After tryouts in Trenton, New Jersey and Washington, D.C., in October 1905, and a two-month tour, the operetta premiered on Broadway on December 25, 1905, at the Knickerbocker Theatre, where it ran for 202 performances and was revived the next season, followed by extensive touring when it was replaced at the theatre by Herbert's next piece, The Red Mill. It was frequently revived early in the 20th century.[1]
Viennese soprano Fritzi Scheff had already built a following at the Metropolitan Opera when Victor Herbert engaged her to appear in his operettas for an astonishing $1,000 a week. She starred in four of his operettas, beginning with Babette (1903). Mlle. Modiste was the most successful of these. During the curtain calls of Babette, she pulled Herbert on stage and planted a big, sexy kiss on his cheek. "The Kiss" generated considerable comment, and when Herbert wrote Mlle. Modiste, two years later, he wrote one of his most famous melodies for her, "Kiss Me Again". After Modiste closed, Scheff toured it for years.[1]
Henry Blossom and Herbert collaborated on several more operettas, including The Red Mill (1906), The Princess Pat (1915), and Eileen (1917). Modiste is typical of their proto-feminist plotlines involving an orphaned young woman, exploited by her employer, but whose feisty spirit leads her to success.[1]
After the original production, the piece returned to Broadway at the Knickerbocker briefly in 1906, and, in between national tours, at both the original Academy of Music and the Knickerbocker in 1907, at the Globe Theatre in 1913 and at Jolson's 59th Street Theatre in 1929, among many other revivals and tours through the early 20th century. Later revivals have included several revivals by the Light Opera of Manhattan in the late 1970s and early 1980s;[2] and a production by Ohio Light Opera in 2009. A 1926 silent film version starring Corinne Griffith was broadly adapted, but well received.[3] A "talking" film version called Kiss Me Again was made later in the late 1920s by First National.[2]

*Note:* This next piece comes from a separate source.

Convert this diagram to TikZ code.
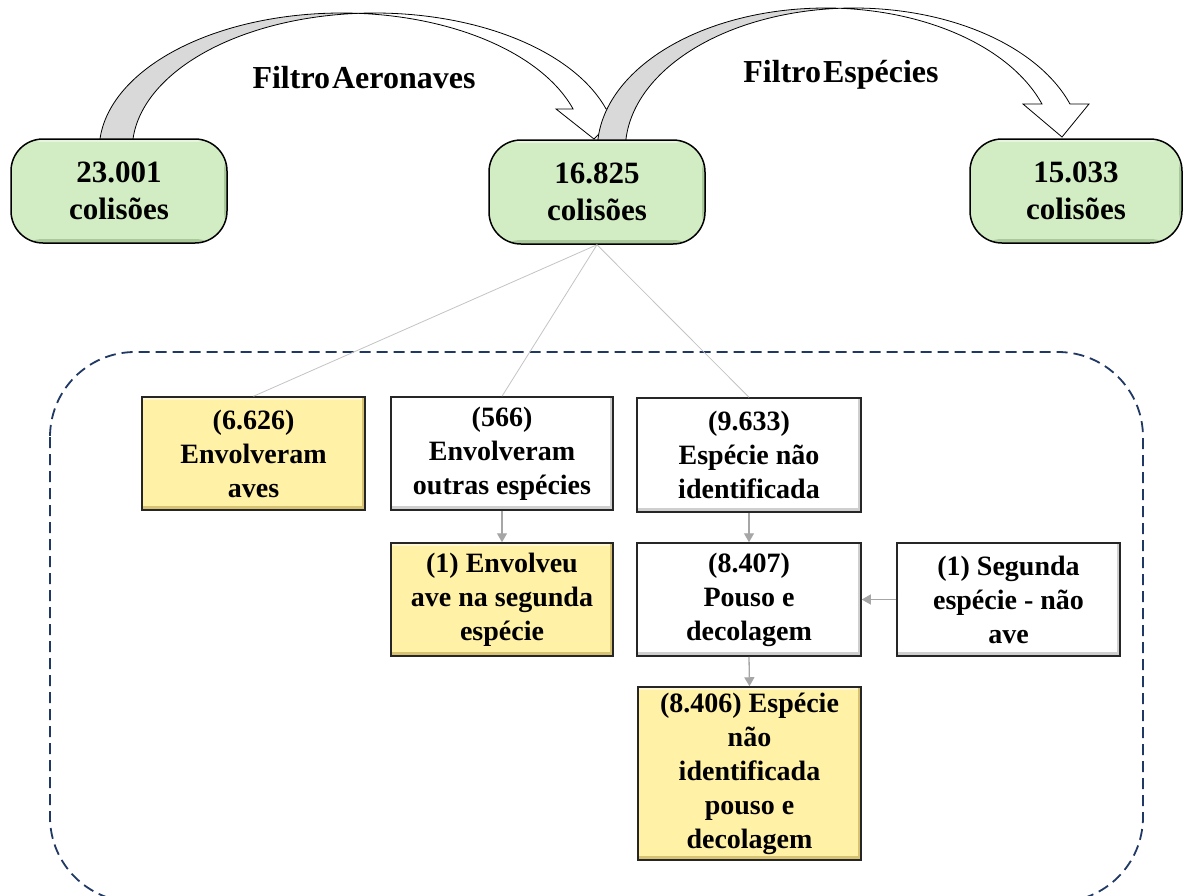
\documentclass[tikz,border=0pt]{standalone}
\usepackage{fontspec}
\setmainfont{Liberation Serif}
\usetikzlibrary{arrows.meta}
\definecolor{gfill}{HTML}{D2ECC3}
\definecolor{grim}{HTML}{A9C99A}
\definecolor{glight}{HTML}{E6F5DC}
\definecolor{yfill}{HTML}{FFF1A6}
\definecolor{yrim}{HTML}{D6C270}
\definecolor{ylight}{HTML}{FFF8D2}
\definecolor{wrim}{HTML}{CFCFCF}
\definecolor{dashc}{HTML}{203864}
\definecolor{linec}{HTML}{C4C4C4}
\definecolor{arrc}{HTML}{A6A6A6}
\definecolor{bandc}{HTML}{D9D9D9}
% #1 cx, #2 a, #3 shift w, #4 cy, #5 b, #6 head angle, #7 barb overhang, #8 tip x, #9 tip y
\newcommand\curvedblockarrow[9]{%
  \pgfmathsetmacro\cbaA{acos(#3/(2*#2))}%
  \pgfmathsetmacro\cbaB{180-\cbaA}%
  \pgfmathsetmacro\cbaXi{#1+#2*cos(#6)}%
  \pgfmathsetmacro\cbaXo{#1+#3+#2*cos(#6)}%
  \pgfmathsetmacro\cbaY{#4-#5*sin(#6)}%
  \path[frontband] plot[domain=\cbaA:#6,samples=80,variable=\t] ({#1+#2*cos(\t)},{#4-#5*sin(\t)})
     -- (\cbaXi-#7,\cbaY) -- (#8,#9) -- (\cbaXo+#7,\cbaY) -- (\cbaXo,\cbaY)
     -- plot[domain=#6:\cbaB,samples=80,variable=\t] ({#1+#3+#2*cos(\t)},{#4-#5*sin(\t)}) -- cycle;
  \path[backband] (#1-#2,#4) -- plot[domain=180:\cbaA,samples=80,variable=\t] ({#1+#2*cos(\t)},{#4-#5*sin(\t)})
     -- plot[domain=\cbaB:180,samples=80,variable=\t] ({#1+#3+#2*cos(\t)},{#4-#5*sin(\t)})
     -- cycle;
}
\begin{document}
\begin{tikzpicture}[x=1pt,y=-1pt,
  rim/.style n args={3}{path picture={
    \fill[#1] (path picture bounding box.north west) rectangle ([yshift=-3pt]path picture bounding box.north east);
    \fill[#2] (path picture bounding box.south west) rectangle ([yshift=4pt]path picture bounding box.south east);
    \fill[#3] ([xshift=-3pt]path picture bounding box.north east) rectangle (path picture bounding box.south east);
  }},
  greenbox/.style={draw=black, line width=1.5pt, fill=gfill, rim={glight}{grim}{grim}, rounded corners=32pt, minimum width=216pt, minimum height=104pt, align=center, font=\fontsize{31}{37}\selectfont\bfseries, inner sep=0pt},
  infobox/.style={draw=black!85, line width=1.5pt, minimum width=223pt, minimum height=113pt, align=center, font=\fontsize{28}{34}\selectfont\bfseries, inner sep=0pt},
  yellowbox/.style={infobox, fill=yfill, rim={ylight}{yrim}{yrim}},
  whitebox/.style={infobox, fill=white, rim={white}{wrim}{wrim}},
  thinlink/.style={draw=linec, line width=0.8pt},
  flowarrow/.style={draw=arrc, line width=1.3pt, -{Triangle[length=9pt,width=10pt]}},
  backband/.style={fill=bandc, draw=black, line width=0.8pt},
  frontband/.style={fill=white, draw=black, line width=0.8pt},
  title/.style={font=\fontsize{32}{36}\selectfont\bfseries, inner sep=0pt}
]
\useasboundingbox (0,0) rectangle (1184,895);
\fill[white] (0,0) rectangle (1184,895);

% dashed group frame
\draw[dashc, line width=1.8pt, dash pattern=on 11pt off 6pt, rounded corners=85pt] (50,352) rectangle (1143,902);

% curved block arrows
\curvedblockarrow{341.7}{242.5}{33}{150}{137}{17.41}{17}{594}{139}
\curvedblockarrow{825.8}{228.5}{28}{150}{142}{18.9}{19}{1062}{137}

\node[title] (t1) at (364,78) {Filtro\hspace{2pt}Aeronaves};
\node[title] (t2) at (841,75) {Filtro\hspace{2pt}Espécies};

% top nodes
\node[greenbox] (g1) at (119,191) {23.001\\colisões};
\node[greenbox] (g2) at (597,192) {16.825\\colisões};
\node[greenbox, minimum width=212pt] (g3) at (1076,191) {15.033\\colisões};

% detail boxes
\node[yellowbox] (b1) at (253.5,453.5) {(6.626)\\Envolveram\\aves};
\node[whitebox, minimum width=222pt] (b2) at (502,453.5) {(566)\\Envolveram\\outras espécies};
\node[whitebox, minimum width=224pt, minimum height=114pt] (b3) at (749,455) {(9.633)\\Espécie não\\identificada};
\node[yellowbox, minimum width=222pt] (b4) at (502,599.5) {(1) Envolveu\\ave na segunda\\espécie};
\node[whitebox, minimum width=224pt] (b5) at (749,599.5) {(8.407)\\Pouso e\\decolagem};
\node[whitebox] (b6) at (1008.5,599.5) {(1) Segunda\\espécie - não\\ave};
\node[yellowbox, minimum height=173pt] (b7) at (749.5,773.5) {(8.406) Espécie\\não\\identificada\\pouso e\\decolagem};

% links
\draw[thinlink] (g2.south) -- (b1.north);
\draw[thinlink] (g2.south) -- (b2.north);
\draw[thinlink] (g2.south) -- (b3.north);
\draw[flowarrow] (b2.south) -- (b4.north);
\draw[flowarrow] (b3.south) -- (b5.north);
\draw[flowarrow] (b6.west) -- (b5.east);
\draw[flowarrow] (b5.south) -- (b7.north);
\end{tikzpicture}
\end{document}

One day, when she is alone in the shop, a rich and eccentric American theatre promoter, Hiram Bent, bumbles in. Fifi tells him of her lifelong ambition, singing a wonderful number for him that serves as a kind of "audition" piece, because she shows him exactly how she would play three very different kinds of roles, if given the opportunity (the last of these is "Kiss Me Again"). He loans her $1000 to help her achieve this goal and win over her sweetheart's crotchety uncle, Count Henri. She leaves for Vienna to develop her talent.
In the early years of the 20th century, the composer conducted an acoustic recording on wax cylinder of the ballet music from Mlle. Modiste; it was later reissued on LP.[4] A recording of Mlle. Modiste (which contained Naughty Marietta on the other side of the record) starring Felix Knight and Doretta Morrow was released in 1953.[5] An abridged recording of Mlle. Modiste was made by Reader's Digest as part of its 1960 album Treasury of Great Operettas, starring Anna Moffo and conducted by Lehman Engel.[6] The first complete recording was issued on cassette in 1986 on the Demand Performance label; a transcription of a radio broadcast, it starred Gordon Macrae and Dorothy Kirsten.[7] A complete set, recorded live with piano accompaniment, was made by the Comic Opera Guild of Ann Arbor, Michigan in 2004.[8] In 2009, Albany Records released a two-CD set of the complete operetta, featuring Ohio Light Opera in live performance conducted by Michael Borowitz.[9]